The tightly scheduled 90-minute meeting involved the heads of the EU Parliament's parties as well as several comittee representatives. Much of the time was taken up with MEPs listing off their questions and concerns, with little time for responses to Zuckerberg's answers, when he was able to deliver them.
Jan Philipp Albrecht, digital policy spokesperson for the Greens in the European Parliament, told DW that Zuckerberg had "lost a lot of credibility," and that "Facebook and other big internet companies realize they can't mess with the EU."
"The European Union can't trust Facebook to solve the problems on its own and to protect users in Europe on its own," added Albrecht, who was one of the driving forces behind the General Data Protection Regulation (GDPR).
The center-left Socialists and Democrats Group fired back against the meeting on Twitter, saying: "This format does not allow for any real answers. Mark Zuckerberg is getting away without responding to citizens concerns."

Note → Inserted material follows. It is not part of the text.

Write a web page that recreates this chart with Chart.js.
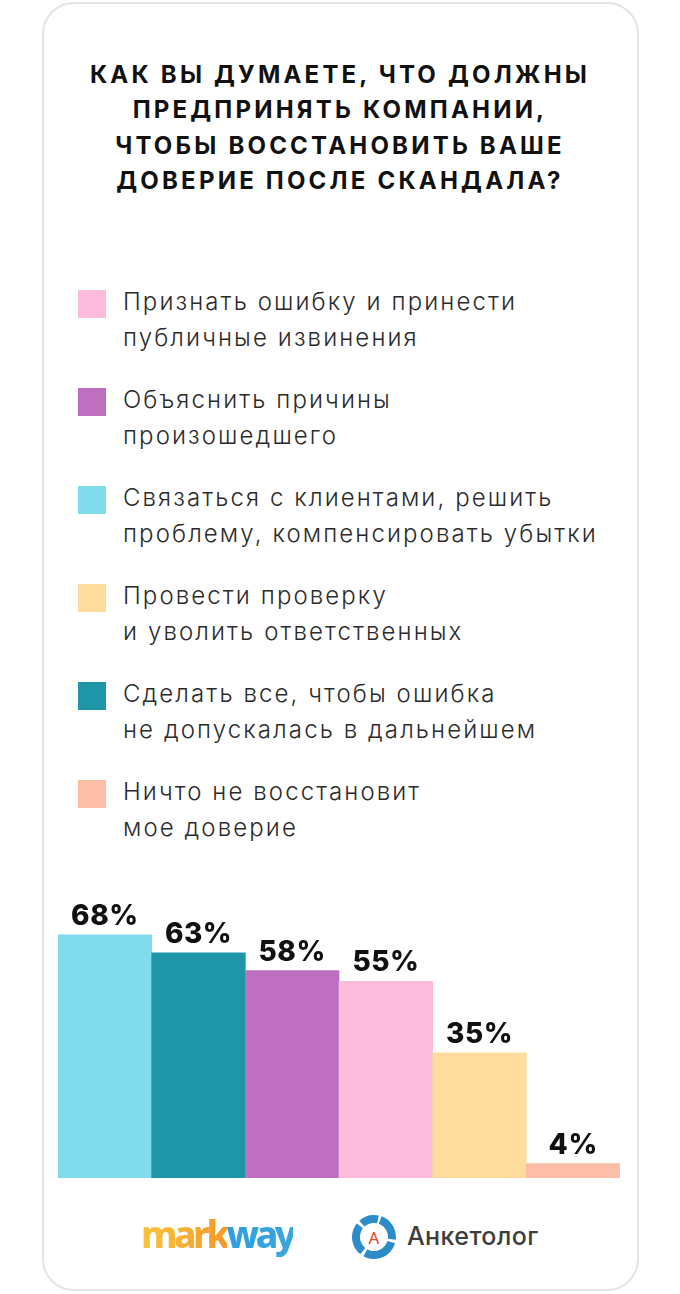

Manfred Weber, a German MEP and leader of the center-right European People's Party, wrote on Twitter that Zuckerberg "was not very convincing" and said his data protection promises were "not enough."
Transparency concerns: The European Parliament ultimately decided to stream the meeting online after facing backlash from MEPs and EU citizens. The hearing was originally planned to take place behind closed doors with a select number of MEPs. Zuckerberg also originally tried to send a junior executive.
Cambridge Analytica scandal: Facebook came under increased scrutiny after it was revealed that the personal data of 87 million Facebook users wound up in the hands of British political consultancy Cambridge Analytica, which worked for US President Donald Trump's 2016 presidential campaign. Up to 2.7 million of those Facebook users were based in the EU.
What is the new EU data law: The GDPR requires companies to get explicit consent from users to share data with third parties. People will also have the right to know what information the company has gathered and demand it be deleted. The law goes into effect on May 25.